Set down all of the data that follows word for word, without the images.

Records with drawing code
──────────────────────────────
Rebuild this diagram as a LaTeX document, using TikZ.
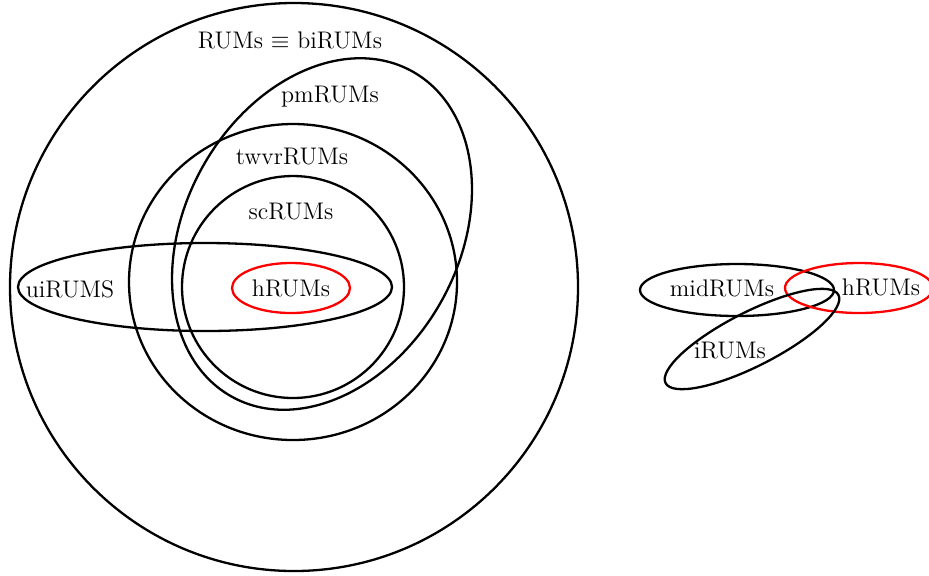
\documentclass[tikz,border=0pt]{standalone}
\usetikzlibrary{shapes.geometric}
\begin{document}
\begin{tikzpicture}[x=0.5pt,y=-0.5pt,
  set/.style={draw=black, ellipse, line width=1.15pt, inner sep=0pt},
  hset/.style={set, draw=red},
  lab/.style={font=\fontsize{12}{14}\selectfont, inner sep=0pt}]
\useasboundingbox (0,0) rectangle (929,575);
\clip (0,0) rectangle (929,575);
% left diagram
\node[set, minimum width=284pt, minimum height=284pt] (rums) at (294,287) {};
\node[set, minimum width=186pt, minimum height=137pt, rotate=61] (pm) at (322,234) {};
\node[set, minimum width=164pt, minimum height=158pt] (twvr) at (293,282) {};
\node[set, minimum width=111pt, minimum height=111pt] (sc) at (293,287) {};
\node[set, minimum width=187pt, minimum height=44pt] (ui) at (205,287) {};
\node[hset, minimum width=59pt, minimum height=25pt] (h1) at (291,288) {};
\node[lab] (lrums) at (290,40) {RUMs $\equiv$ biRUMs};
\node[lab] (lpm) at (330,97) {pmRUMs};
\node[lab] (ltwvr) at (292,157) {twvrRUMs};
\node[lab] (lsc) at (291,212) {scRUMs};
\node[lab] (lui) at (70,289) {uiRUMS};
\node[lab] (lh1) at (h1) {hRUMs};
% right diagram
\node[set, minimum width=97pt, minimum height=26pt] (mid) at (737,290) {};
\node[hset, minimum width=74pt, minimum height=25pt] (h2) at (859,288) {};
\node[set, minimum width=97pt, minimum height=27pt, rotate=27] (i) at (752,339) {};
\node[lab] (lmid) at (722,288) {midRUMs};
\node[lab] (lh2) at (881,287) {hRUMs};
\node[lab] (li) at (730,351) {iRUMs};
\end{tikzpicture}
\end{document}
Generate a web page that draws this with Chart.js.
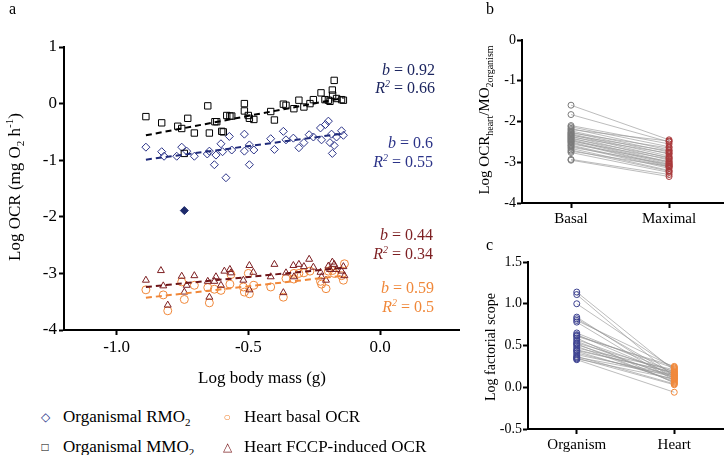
──────────────────────────────
**PROBLEM SOLUTION:**
Rebuild this diagram as a LaTeX document, using TikZ.
\documentclass[tikz,border=0pt]{standalone}
\usetikzlibrary{shapes.geometric}
\begin{document}
\begin{tikzpicture}[x=0.5pt,y=-0.5pt,
  set/.style={draw=black, ellipse, line width=1.15pt, inner sep=0pt},
  hset/.style={set, draw=red},
  lab/.style={font=\fontsize{12}{14}\selectfont, inner sep=0pt}]
\useasboundingbox (0,0) rectangle (929,575);
\clip (0,0) rectangle (929,575);
% left diagram
\node[set, minimum width=284pt, minimum height=284pt] (rums) at (294,287) {};
\node[set, minimum width=186pt, minimum height=137pt, rotate=61] (pm) at (322,234) {};
\node[set, minimum width=164pt, minimum height=158pt] (twvr) at (293,282) {};
\node[set, minimum width=111pt, minimum height=111pt] (sc) at (293,287) {};
\node[set, minimum width=187pt, minimum height=44pt] (ui) at (205,287) {};
\node[hset, minimum width=59pt, minimum height=25pt] (h1) at (291,288) {};
\node[lab] (lrums) at (290,40) {RUMs $\equiv$ biRUMs};
\node[lab] (lpm) at (330,97) {pmRUMs};
\node[lab] (ltwvr) at (292,157) {twvrRUMs};
\node[lab] (lsc) at (291,212) {scRUMs};
\node[lab] (lui) at (70,289) {uiRUMS};
\node[lab] (lh1) at (h1) {hRUMs};
% right diagram
\node[set, minimum width=97pt, minimum height=26pt] (mid) at (737,290) {};
\node[hset, minimum width=74pt, minimum height=25pt] (h2) at (859,288) {};
\node[set, minimum width=97pt, minimum height=27pt, rotate=27] (i) at (752,339) {};
\node[lab] (lmid) at (722,288) {midRUMs};
\node[lab] (lh2) at (881,287) {hRUMs};
\node[lab] (li) at (730,351) {iRUMs};
\end{tikzpicture}
\end{document}
Generate a web page that draws this with Chart.js.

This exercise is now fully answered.